◆ WHAT IS EXPECTED ◆
Retype nothing but the lines from the start of the material up to and including the line with "652, 720, 778]". Pictures don't belong in the copy.

◆ GIVEN MATERIAL ◆
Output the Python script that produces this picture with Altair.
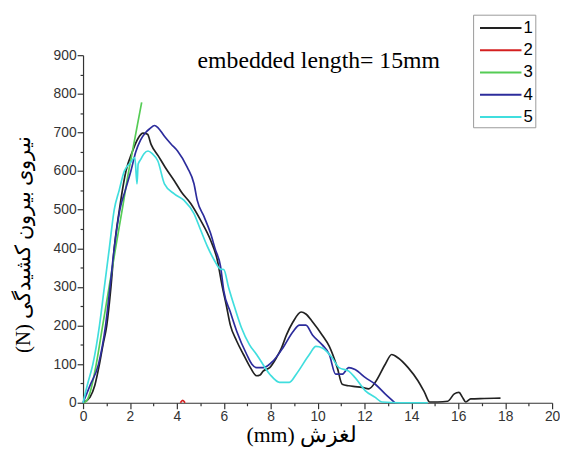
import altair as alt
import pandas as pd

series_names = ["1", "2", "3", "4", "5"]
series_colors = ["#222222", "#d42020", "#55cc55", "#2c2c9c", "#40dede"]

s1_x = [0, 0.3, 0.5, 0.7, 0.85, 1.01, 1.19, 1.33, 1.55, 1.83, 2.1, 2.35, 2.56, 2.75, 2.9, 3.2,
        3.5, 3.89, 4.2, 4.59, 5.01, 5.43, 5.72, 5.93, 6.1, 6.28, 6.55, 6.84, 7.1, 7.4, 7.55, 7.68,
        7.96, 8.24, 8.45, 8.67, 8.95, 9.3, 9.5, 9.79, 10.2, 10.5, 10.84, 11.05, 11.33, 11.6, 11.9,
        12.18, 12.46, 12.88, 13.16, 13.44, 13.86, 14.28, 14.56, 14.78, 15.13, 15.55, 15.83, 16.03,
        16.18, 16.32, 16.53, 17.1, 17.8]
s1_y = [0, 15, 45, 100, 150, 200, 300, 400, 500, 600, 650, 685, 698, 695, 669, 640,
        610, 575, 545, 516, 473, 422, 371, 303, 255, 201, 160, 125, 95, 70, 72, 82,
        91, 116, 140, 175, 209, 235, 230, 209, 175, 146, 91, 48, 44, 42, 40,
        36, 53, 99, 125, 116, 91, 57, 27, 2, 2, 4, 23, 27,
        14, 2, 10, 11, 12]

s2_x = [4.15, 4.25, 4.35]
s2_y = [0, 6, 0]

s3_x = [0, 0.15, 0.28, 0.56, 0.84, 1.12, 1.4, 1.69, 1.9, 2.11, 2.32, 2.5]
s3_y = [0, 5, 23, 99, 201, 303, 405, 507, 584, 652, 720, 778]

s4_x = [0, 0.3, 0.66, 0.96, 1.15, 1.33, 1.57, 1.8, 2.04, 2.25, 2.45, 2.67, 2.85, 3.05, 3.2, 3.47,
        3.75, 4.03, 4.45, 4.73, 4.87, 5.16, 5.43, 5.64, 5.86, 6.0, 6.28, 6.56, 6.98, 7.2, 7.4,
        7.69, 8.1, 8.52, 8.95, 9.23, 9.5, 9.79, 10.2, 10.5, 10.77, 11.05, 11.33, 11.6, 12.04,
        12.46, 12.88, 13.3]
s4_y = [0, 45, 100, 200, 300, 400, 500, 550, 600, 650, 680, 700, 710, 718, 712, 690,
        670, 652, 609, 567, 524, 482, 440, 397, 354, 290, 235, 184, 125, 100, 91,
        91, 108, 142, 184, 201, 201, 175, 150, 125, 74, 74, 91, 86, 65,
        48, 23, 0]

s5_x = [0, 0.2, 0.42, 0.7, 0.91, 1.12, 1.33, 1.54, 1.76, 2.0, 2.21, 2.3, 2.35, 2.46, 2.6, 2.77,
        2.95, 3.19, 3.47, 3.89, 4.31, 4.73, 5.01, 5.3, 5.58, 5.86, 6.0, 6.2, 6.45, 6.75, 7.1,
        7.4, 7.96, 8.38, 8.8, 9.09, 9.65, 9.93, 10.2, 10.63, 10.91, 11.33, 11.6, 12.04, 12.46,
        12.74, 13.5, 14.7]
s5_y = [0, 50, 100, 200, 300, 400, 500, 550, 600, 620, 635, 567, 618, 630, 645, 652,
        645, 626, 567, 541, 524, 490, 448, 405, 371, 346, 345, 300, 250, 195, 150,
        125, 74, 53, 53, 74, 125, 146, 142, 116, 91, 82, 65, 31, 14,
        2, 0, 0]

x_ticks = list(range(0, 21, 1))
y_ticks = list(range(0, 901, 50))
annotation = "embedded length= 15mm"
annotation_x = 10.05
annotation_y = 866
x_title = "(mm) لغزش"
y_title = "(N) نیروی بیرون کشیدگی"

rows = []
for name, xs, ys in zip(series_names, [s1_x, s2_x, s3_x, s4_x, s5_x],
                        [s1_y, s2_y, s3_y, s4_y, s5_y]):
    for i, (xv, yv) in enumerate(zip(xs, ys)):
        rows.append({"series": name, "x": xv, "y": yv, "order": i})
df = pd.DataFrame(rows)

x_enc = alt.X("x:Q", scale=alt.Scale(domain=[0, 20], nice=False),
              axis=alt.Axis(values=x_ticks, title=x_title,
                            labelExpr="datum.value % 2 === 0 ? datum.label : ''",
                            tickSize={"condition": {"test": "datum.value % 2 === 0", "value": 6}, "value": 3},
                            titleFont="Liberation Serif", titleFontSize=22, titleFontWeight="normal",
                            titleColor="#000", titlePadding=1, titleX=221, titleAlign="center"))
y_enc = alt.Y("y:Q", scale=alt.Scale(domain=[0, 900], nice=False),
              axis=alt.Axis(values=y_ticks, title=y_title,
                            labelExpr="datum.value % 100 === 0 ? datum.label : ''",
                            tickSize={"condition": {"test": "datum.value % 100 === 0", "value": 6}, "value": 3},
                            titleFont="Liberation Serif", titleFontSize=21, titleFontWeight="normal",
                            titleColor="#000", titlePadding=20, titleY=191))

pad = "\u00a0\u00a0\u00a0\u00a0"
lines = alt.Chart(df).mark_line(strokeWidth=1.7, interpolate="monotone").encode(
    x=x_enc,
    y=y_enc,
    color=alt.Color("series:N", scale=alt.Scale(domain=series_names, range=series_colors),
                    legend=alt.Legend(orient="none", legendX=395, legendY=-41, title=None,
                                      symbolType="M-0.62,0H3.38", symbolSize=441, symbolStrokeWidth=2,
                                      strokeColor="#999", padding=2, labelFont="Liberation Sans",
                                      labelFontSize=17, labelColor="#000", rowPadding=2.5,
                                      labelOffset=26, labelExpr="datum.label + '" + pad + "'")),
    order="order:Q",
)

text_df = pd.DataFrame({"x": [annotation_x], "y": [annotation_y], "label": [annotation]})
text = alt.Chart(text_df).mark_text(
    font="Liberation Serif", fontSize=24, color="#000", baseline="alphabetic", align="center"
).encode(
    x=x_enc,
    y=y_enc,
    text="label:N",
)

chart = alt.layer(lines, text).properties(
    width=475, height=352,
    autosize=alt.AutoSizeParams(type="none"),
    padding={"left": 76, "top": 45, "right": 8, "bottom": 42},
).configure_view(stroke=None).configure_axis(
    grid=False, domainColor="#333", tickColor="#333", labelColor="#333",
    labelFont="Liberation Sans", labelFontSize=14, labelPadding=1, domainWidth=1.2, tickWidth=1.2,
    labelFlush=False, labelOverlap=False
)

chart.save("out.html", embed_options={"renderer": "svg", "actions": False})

◆ IN RESPONSE ◆
Output the Python script that produces this picture with Altair.
import altair as alt
import pandas as pd

series_names = ["1", "2", "3", "4", "5"]
series_colors = ["#222222", "#d42020", "#55cc55", "#2c2c9c", "#40dede"]

s1_x = [0, 0.3, 0.5, 0.7, 0.85, 1.01, 1.19, 1.33, 1.55, 1.83, 2.1, 2.35, 2.56, 2.75, 2.9, 3.2,
        3.5, 3.89, 4.2, 4.59, 5.01, 5.43, 5.72, 5.93, 6.1, 6.28, 6.55, 6.84, 7.1, 7.4, 7.55, 7.68,
        7.96, 8.24, 8.45, 8.67, 8.95, 9.3, 9.5, 9.79, 10.2, 10.5, 10.84, 11.05, 11.33, 11.6, 11.9,
        12.18, 12.46, 12.88, 13.16, 13.44, 13.86, 14.28, 14.56, 14.78, 15.13, 15.55, 15.83, 16.03,
        16.18, 16.32, 16.53, 17.1, 17.8]
s1_y = [0, 15, 45, 100, 150, 200, 300, 400, 500, 600, 650, 685, 698, 695, 669, 640,
        610, 575, 545, 516, 473, 422, 371, 303, 255, 201, 160, 125, 95, 70, 72, 82,
        91, 116, 140, 175, 209, 235, 230, 209, 175, 146, 91, 48, 44, 42, 40,
        36, 53, 99, 125, 116, 91, 57, 27, 2, 2, 4, 23, 27,
        14, 2, 10, 11, 12]

s2_x = [4.15, 4.25, 4.35]
s2_y = [0, 6, 0]

s3_x = [0, 0.15, 0.28, 0.56, 0.84, 1.12, 1.4, 1.69, 1.9, 2.11, 2.32, 2.5]
s3_y = [0, 5, 23, 99, 201, 303, 405, 507, 584, 652, 720, 778]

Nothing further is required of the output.